Key Decisions for Investors

  • Buy CME (CME) 9–15 month call spreads sized 1–2% NAV (bullish on derivatives flow into regulated venues). Target 2.5x return if open interest and ADV in crypto futures increase 30–50% over 12 months; max loss = premium (~100%). Use stop to cut if futures ADV stagnates for 3 consecutive months.
  • Long Chainlink (LINK) spot allocation 1–3% NAV (infrastructure/oracles trade). Time horizon 6–12 months; target +60–100% if institutional on‑chain data demand rises and oracle fees show sustained growth; hard stop -40% to limit asymmetric tail risk.
  • Pair trade: long Coinbase (COIN) equity (or calls) / short Robinhood (HOOD) equity (or put overlays) — 6–12 month horizon. Size long/short 1% NAV each.

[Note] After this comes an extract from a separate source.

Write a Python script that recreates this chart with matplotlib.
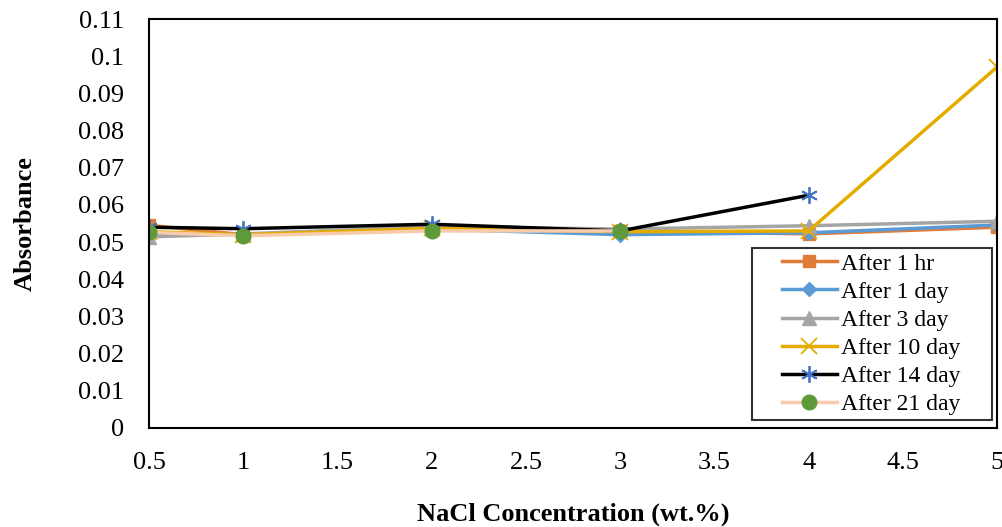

Rationale: institutional custody and regulated venue flows → COIN outperformance; retail UX/advertising exposure → HOOD underperformance. Target 30–50% relative outperformance, stop if pair moves 20% adverse.

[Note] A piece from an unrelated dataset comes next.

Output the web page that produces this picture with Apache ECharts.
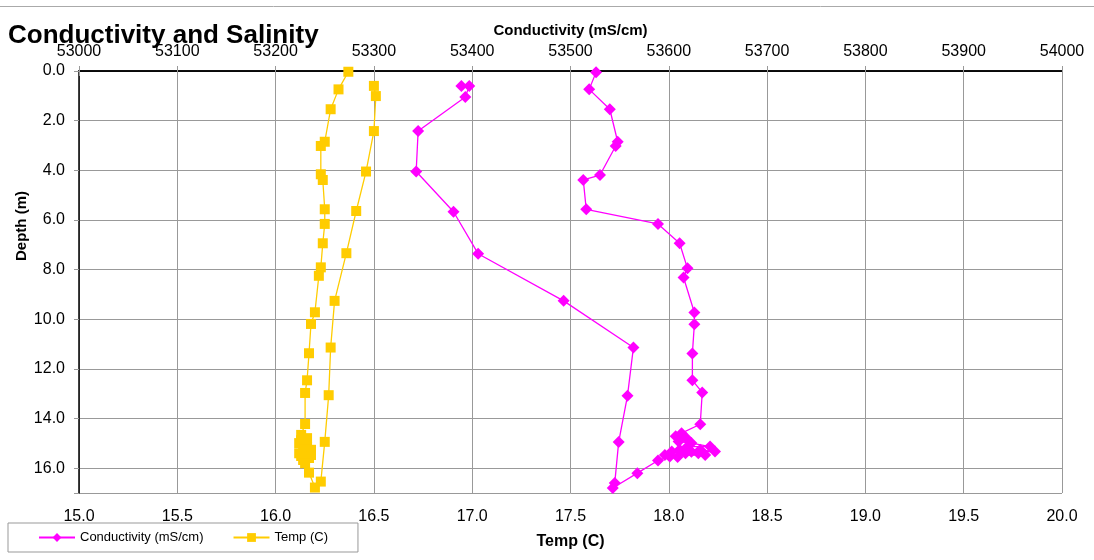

  • Tactical short/insure small-cap ad/data-dependent crypto platforms via equity shorts or protective put buy — 3–9 months. Focus on names with >40% revenue from crypto retail advertising; expected downside 25–50% if enforcement or advertiser flight materializes. Keep exposure small (0.5–1% NAV) and pair with a long in a regulated infra name to hedge systemic event risk.